ALTER DATABASE ... UPGRADE DATA DIRECTORY NAME
ALTER EVENT
ALTER FUNCTION
ALTER PROCEDURE
ALTER SERVER
ALTER TABLE
ALTER VIEW
ANALYZE TABLE
BEGIN
CACHE INDEX
CHANGE MASTER TO
CHECK TABLE
CREATE DATABASE
CREATE EVENT
CREATE FUNCTION
CREATE INDEX
CREATE PROCEDURE
CREATE SERVER
CREATE TABLE
CREATE TRIGGER
CREATE USER
CREATE VIEW
DROP DATABASE
DROP EVENT
DROP FUNCTION
DROP INDEX
DROP PROCEDURE
DROP SERVER
DROP TABLE
DROP TRIGGER
DROP USER
DROP VIEW
FLUSH
GRANT
LOAD INDEX INTO CACHE
LOCK TABLES
OPTIMIZE TABLE
RENAME TABLE
RENAME USER
REPAIR TABLE
RESET
REVOKE
SET PASSWORD
START SLAVE
START TRANSACTION
STOP SLAVE
TRUNCATE TABLE
UNLOCK TABLES

SET autocommit = 1 causes an implicit commit if the value was 0.

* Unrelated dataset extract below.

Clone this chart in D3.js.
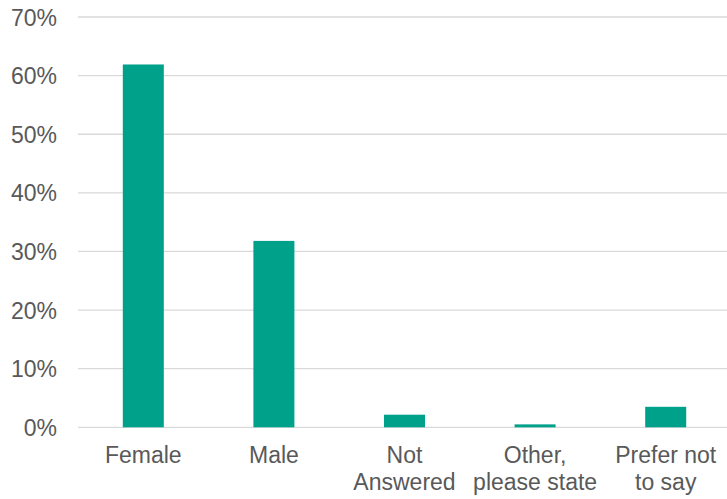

All these statements cause an implicit commit before execution. Some of them, like CREATE TABLE ... SELECT, also cause a commit immediatly after execution. Such statements couldn't be rollbacked in any case.

Exceptions

These statements do not cause an implicit commit in the following cases:

  • CREATE TABLE, ALTER TABLE and DROP TABLE, when the TEMPORARY keyword is used.
  • CREATE FUNCTION and DROP FUNCTION, when used to create a UDF (instead of a stored function). However, CREATE INDEX and DROP INDEX cause commits even when used with temporary tables.
  • UNLOCK TABLES causes a commit only if a LOCK TABLES was used on non-transactional tables.
  • START SLAVE, STOP SLAVE, RESET SLAVE, CHANGE MASTER TO only cause explicit commit since MariaDB 10.